『チチブノミヤ』の魅力と魔力。立正大、開幕連敗にも光さし込む。
劣勢からよく攻め続けた立正大。写真はFB吉澤太一主将。(撮影/松本かおり)
9月22日に行われた関東大学リーグ戦1部の東海大×立正大。昨季同リーグ王者にとって、2013年度シーズンの開幕戦だった。
59-32。昨季王者は勝った。しかし、勝者が試合の主役だったのは前半23分過ぎまでだった。立ち上がりに集中力を見せたのはさすが。しかし、特に後半途中からは防戦一方だった。前半23分で31点あったリード(31-0)は後半36分に6点差(45-39)。最後まで走り続けた立正大の粘りに冷や汗をかいた。
試合開始直後の東海大は強味を存分に活かした。立正大がキックを上げる。それを受けた石井魁、小原政佑の両WTB、FB近藤英人という快足バックスリーが走り、崩し、フィニッシュまで。快適な時間帯だった。選手たちが圧勝を予感したのも無理はなかった。

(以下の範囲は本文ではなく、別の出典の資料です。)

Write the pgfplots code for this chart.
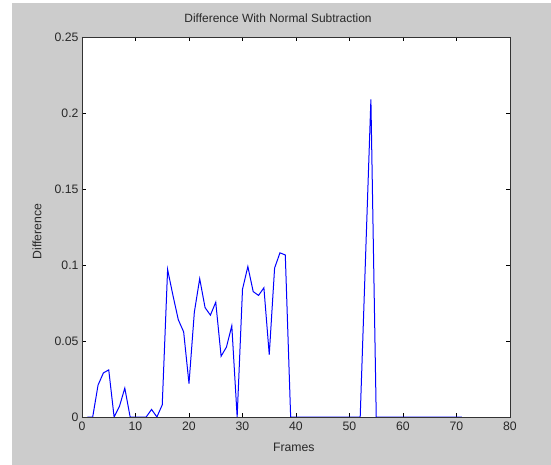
\documentclass[border=0pt]{standalone}
\usepackage{pgfplots}
\pgfplotsset{compat=1.18}
\usepackage{fontspec}
\setmainfont{Liberation Sans}
\definecolor{figgray}{RGB}{204,204,204}
\definecolor{txt}{RGB}{40,40,40}
\begin{document}
\begin{tikzpicture}
% figure background (axis origin at 0,0; 1bp = 1px)
\fill[white] (-82bp,-48bp) rectangle (469bp,417bp);
\fill[figgray] (-70bp,-48bp) rectangle (469bp,414bp);
\begin{axis}[
    at={(0,0)}, anchor=south west,
    scale only axis,
    width=428bp, height=380bp,
    xmin=0, xmax=80, ymin=0, ymax=0.25,
    xtick={0,10,...,80},
    ytick={0,0.05,0.1,0.15,0.2,0.25},
    scaled y ticks=false,
    yticklabel style={/pgf/number format/fixed, /pgf/number format/precision=2},
    xticklabel style={yshift=-1.5bp},
    /pgf/number format/assume math mode=true,
    tick align=inside,
    xtick pos=both, ytick pos=both,
    major tick length=4bp,
    axis background/.style={fill=white},
    axis line style={black!80, line width=0.8bp},
    every tick/.style={black, line width=0.6bp},
    tick label style={font=\fontsize{12.3}{13}\selectfont, text=txt},
    every axis title shift=0pt,
    title={Difference With Normal Subtraction},
    title style={font=\fontsize{12}{13}\selectfont, text=txt, at={(axis description cs:0.458,1.05)}, anchor=center},
    xlabel={Frames},
    xlabel style={font=\fontsize{12.3}{13}\selectfont, text=txt, at={(axis description cs:0.495,-0.079)}, anchor=center},
    ylabel={Difference},
    ylabel style={font=\fontsize{12.3}{13}\selectfont, text=txt, at={(axis description cs:-0.105,0.488)}, anchor=center},
]
\addplot[blue, line width=1bp, mark=none] coordinates {
(1,0) (2,0) (3,0.021) (4,0.029) (5,0.031) (6,0) (7,0.007) (8,0.019) (9,0)
(10,0) (11,0) (12,0) (13,0.005) (14,0) (15,0.008) (16,0.097) (17,0.080)
(18,0.064) (19,0.056) (20,0.022) (21,0.069) (22,0.091) (23,0.072) (24,0.067)
(25,0.0755) (26,0.040) (27,0.046) (28,0.060) (29,0) (30,0.084) (31,0.099)
(32,0.0825) (33,0.080) (34,0.085) (35,0.041) (36,0.098) (37,0.108) (38,0.1066)
(39,0) (40,0) (41,0) (42,0) (43,0) (44,0) (45,0) (46,0) (47,0) (48,0) (49,0)
(50,0) (51,0) (52,0) (53,0.105) (54,0.209) (55,0) (56,0) (57,0) (58,0) (59,0)
(60,0) (61,0) (62,0) (63,0) (64,0) (65,0) (66,0) (67,0) (68,0) (69,0) (70,0) (71,0)
};
\end{axis}
\end{tikzpicture}
\end{document}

立正大は、相手の強味をよく理解していたが、立ち上がりからあえて蹴った。しかし思うようにプレッシャーがかけられず、いいように走られた。
FB吉澤太一主将が振り返る。
「はい。緊張で…。キックチェイスが甘くなってしまいました。修正してからはうまくいったのですが。プレッシャーをかけ、相手をうしろに走らせるキックも蹴れた。とにかく序盤が…」
そんな立正大が息を吹き返したのは、試合途中、インゴールで全員が声をかけ合ってからだ。
吉澤主将が、「チャレンジャー精神を忘れずに戦い抜こう。そう言いました。そして、自分以外の選手たちがチームを引っ張ってくれたのが大きかった」と言う。「いつもならそのまま沈み、後手後手に回ってしまうのですが、秩父宮での試合です。もう一度気持ちが入った。立て直せた。チームの成長を感じました。この先につながる試合になった」。
秩父宮の魅力と魔力である。
聖地に立つ緊張に浮き足だったけれど、そこでプレーできる誇りとよろこびに気持ちが折れなかった。
堀越正己監督は、たった80分の中でまったく別の顔を見せた選手たちについて、「何も言うことはない」と言った。初めての聖地で、持てる力を最後には出し切ったことを評価した。そして言葉を続けた。
「あれだけ(点を)とられたのも秩父宮(だから)。ウォーミングアップから浮き足立っていた。経験を積むしかないですね。東海大は今季初戦。うちは(後半息切れした)先週の法大戦で悪いところは出たので、チャンスはあると思っていました。ただ、先週はチャレンジャーの気持ちで120%の気持ちで試合に入っては行けたのが、きょうは90%だったかもしれませんね」
本来の顔を見せた時間帯の立正大は、よく意思統一されていた。サイズの大きな相手と真っ向勝負をしてはダメだ。よく走り、よくまわす。SOフンガヴァカ・ツトネ、両WTB鶴谷知憲、早川直樹、FB吉澤主将ら、抜くセンスに長けた選手たちは積極的に仕掛け、穴をあける。周囲が続いた。FWも走力勝負でブレイクダウンに体を張った。
最後まで戦い抜けた理由を問われ、吉澤主将は迷いなく、「キツイ走り込みをしてきたので」と言った。
「ただ、もっとミスを減らさないと勝てない。ペナルティーも。スターはいないチーム。一丸となって一生懸命走り、一生懸命タックルする。目標の大学権選手に出たい」
「熊谷も立派なラグビー場ですが、僕らにはホームの安心感があるんです。でも秩父宮は、スタンドがせり立っている感じで…ドキドキしました。でも、気持ちよかった(笑)」
誠実なキャプテンのコメントは、チームみんなの声でもある。
開幕2連敗も、立正大には光がさし込んでいる。